WORK TO BE COMPLETED
Leave out every picture, then transcribe the rest of the listing exactly.

PROVIDED MATERIAL
-*-
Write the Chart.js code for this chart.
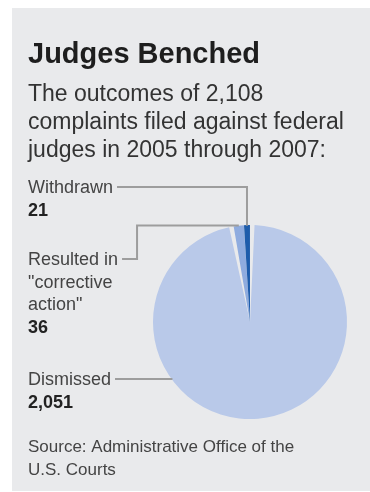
<!DOCTYPE html>
<html>
<head>
<meta charset="utf-8">
<script src="https://cdn.jsdelivr.net/npm/chart.js@4"></script>
<style>
    body { margin: 0; background: #fff; }
    #panel { position: absolute; left: 12px; top: 8px; width: 358px; height: 483px; background: #e9eaec; }
    #wrap { position: absolute; left: 0; top: 0; width: 370px; height: 492px; }
</style>
</head>
<body>
<div id="panel"></div>
<div id="wrap"><canvas id="judges" width="370" height="492"></canvas></div>
<script>
const categories = ["Withdrawn", "Resulted in \"corrective action\"", "Dismissed"];
const labelLines = [["Withdrawn"], ["Resulted in", "\"corrective", "action\""], ["Dismissed"]];
const complaints = [21, 36, 2051];
const sliceColors = ["#1d5cab", "#8facdf", "#b9c9e9"];

const titleText = "Judges Benched";
const subtitleLines = ["The outcomes of 2,108", "complaints filed against federal", "judges in 2005 through 2007:"];
const sourceLines = ["Source: Administrative Office of the", "U.S. Courts"];

// chart draws clockwise from 12 o'clock, so reverse to end at the top
const chartLabels = categories.slice().reverse();
const chartValues = complaints.slice().reverse();
const chartColors = sliceColors.slice().reverse();

const FONT = "\"Liberation Sans\", Arial, sans-serif";
const labelBase = [193, 265, 385];

const annotate = {
    id: "annotate",
    afterDatasetsDraw(chart) {
        const ctx = chart.ctx;
        const arcs = chart.getDatasetMeta(0).data;
        ctx.save();
        ctx.fillStyle = "#1e1e1e";
        ctx.textBaseline = "alphabetic";
        ctx.font = "bold 29px " + FONT;
        ctx.fillText(titleText, 28, 63);
        ctx.fillStyle = "#333";
        ctx.font = "23px " + FONT;
        subtitleLines.forEach((t, i) => ctx.fillText(t, 28, 101 + i * 28));

        ctx.strokeStyle = "#9d9d9d";
        ctx.lineWidth = 2;
        categories.forEach((cat, i) => {
            const lines = labelLines[i];
            ctx.font = "18px " + FONT;
            ctx.fillStyle = "#444";
            lines.forEach((t, j) => ctx.fillText(t, 28, labelBase[i] + j * 22.5));
            ctx.font = "bold 18px " + FONT;
            ctx.fillStyle = "#222";
            ctx.fillText(complaints[i].toLocaleString("en-US"), 28, labelBase[i] + lines.length * 22.5);

            ctx.font = "18px " + FONT;
            const x0 = 28 + ctx.measureText(lines[0]).width + 4;
            const ly = labelBase[i] - 6;
            const arc = arcs[categories.length - 1 - i];
            const mid = (arc.startAngle + arc.endAngle) / 2;
            const px = arc.x + arc.outerRadius * Math.cos(mid);
            const py = arc.y + arc.outerRadius * Math.sin(mid);
            ctx.beginPath();
            if (i === 0) {
                ctx.moveTo(x0, ly);
                ctx.lineTo(px, ly);
                ctx.lineTo(px, py);
            } else if (i === 1) {
                ctx.moveTo(x0, ly);
                ctx.lineTo(x0 + 15, ly);
                ctx.lineTo(x0 + 15, py - 1);
                ctx.lineTo(px, py - 1);
            } else {
                const dy = ly - arc.y;
                const ex = arc.x - Math.sqrt(arc.outerRadius * arc.outerRadius - dy * dy);
                ctx.moveTo(x0, ly);
                ctx.lineTo(ex, ly);
            }
            ctx.stroke();
        });

        ctx.font = "17px " + FONT;
        ctx.fillStyle = "#444";
        sourceLines.forEach((t, i) => ctx.fillText(t, 28, 452 + i * 23));
        ctx.restore();
    }
};

new Chart(document.getElementById("judges").getContext("2d"), {
    type: "pie",
    data: {
        labels: chartLabels,
        datasets: [{
            data: chartValues,
            backgroundColor: chartColors,
            borderWidth: 0,
            spacing: 1.5
        }]
    },
    options: {
        responsive: false,
        animation: false,
        layout: { padding: { left: 153, right: 23, top: 225, bottom: 73 } },
        plugins: {
            legend: { display: false },
            tooltip: { enabled: false }
        }
    },
    plugins: [annotate]
});
</script>
</body>
</html>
-*-
CORRECT RESPONSE
Write the Chart.js code for this chart.
<!DOCTYPE html>
<html>
<head>
<meta charset="utf-8">
<script src="https://cdn.jsdelivr.net/npm/chart.js@4"></script>
<style>
    body { margin: 0; background: #fff; }
    #panel { position: absolute; left: 12px; top: 8px; width: 358px; height: 483px; background: #e9eaec; }
    #wrap { position: absolute; left: 0; top: 0; width: 370px; height: 492px; }
</style>
</head>
<body>
<div id="panel"></div>
<div id="wrap"><canvas id="judges" width="370" height="492"></canvas></div>
<script>
const categories = ["Withdrawn", "Resulted in \"corrective action\"", "Dismissed"];
const labelLines = [["Withdrawn"], ["Resulted in", "\"corrective", "action\""], ["Dismissed"]];
const complaints = [21, 36, 2051];
const sliceColors = ["#1d5cab", "#8facdf", "#b9c9e9"];

const titleText = "Judges Benched";
const subtitleLines = ["The outcomes of 2,108", "complaints filed against federal", "judges in 2005 through 2007:"];
const sourceLines = ["Source: Administrative Office of the", "U.S. Courts"];

// chart draws clockwise from 12 o'clock, so reverse to end at the top
const chartLabels = categories.slice().reverse();
const chartValues = complaints.slice().reverse();
const chartColors = sliceColors.slice().reverse();

const FONT = "\"Liberation Sans\", Arial, sans-serif";
const labelBase = [193, 265, 385];

const annotate = {
    id: "annotate",
    afterDatasetsDraw(chart) {
        const ctx = chart.ctx;
        const arcs = chart.getDatasetMeta(0).data;
        ctx.save();
        ctx.fillStyle = "#1e1e1e";
        ctx.textBaseline = "alphabetic";
        ctx.font = "bold 29px " + FONT;
        ctx.fillText(titleText, 28, 63);
        ctx.fillStyle = "#333";
        ctx.font = "23px " + FONT;
        subtitleLines.forEach((t, i) => ctx.fillText(t, 28, 101 + i * 28));

        ctx.strokeStyle = "#9d9d9d";
        ctx.lineWidth = 2;
        categories.forEach((cat, i) => {
            const lines = labelLines[i];
            ctx.font = "18px " + FONT;
            ctx.fillStyle = "#444";
            lines.forEach((t, j) => ctx.fillText(t, 28, labelBase[i] + j * 22.5));
            ctx.font = "bold 18px " + FONT;
            ctx.fillStyle = "#222";
            ctx.fillText(complaints[i].toLocaleString("en-US"), 28, labelBase[i] + lines.length * 22.5);

            ctx.font = "18px " + FONT;
            const x0 = 28 + ctx.measureText(lines[0]).width + 4;
            const ly = labelBase[i] - 6;
            const arc = arcs[categories.length - 1 - i];
            const mid = (arc.startAngle + arc.endAngle) / 2;
            const px = arc.x + arc.outerRadius * Math.cos(mid);
            const py = arc.y + arc.outerRadius * Math.sin(mid);
            ctx.beginPath();
            if (i === 0) {
                ctx.moveTo(x0, ly);
                ctx.lineTo(px, ly);
                ctx.lineTo(px, py);
            } else if (i === 1) {
                ctx.moveTo(x0, ly);
                ctx.lineTo(x0 + 15, ly);
                ctx.lineTo(x0 + 15, py - 1);
                ctx.lineTo(px, py - 1);
            } else {
                const dy = ly - arc.y;
                const ex = arc.x - Math.sqrt(arc.outerRadius * arc.outerRadius - dy * dy);
                ctx.moveTo(x0, ly);
                ctx.lineTo(ex, ly);
            }
            ctx.stroke();
        });

        ctx.font = "17px " + FONT;
        ctx.fillStyle = "#444";
        sourceLines.forEach((t, i) => ctx.fillText(t, 28, 452 + i * 23));
        ctx.restore();
    }
};

new Chart(document.getElementById("judges").getContext("2d"), {
    type: "pie",
    data: {
        labels: chartLabels,
        datasets: [{
            data: chartValues,
            backgroundColor: chartColors,
            borderWidth: 0,
            spacing: 1.5
        }]
    },
    options: {
        responsive: false,
        animation: false,
        layout: { padding: { left: 153, right: 23, top: 225, bottom: 73 } },
        plugins: {
            legend: { display: false },
            tooltip: { enabled: false }
        }
    },
    plugins: [annotate]
});
</script>
</body>
</html>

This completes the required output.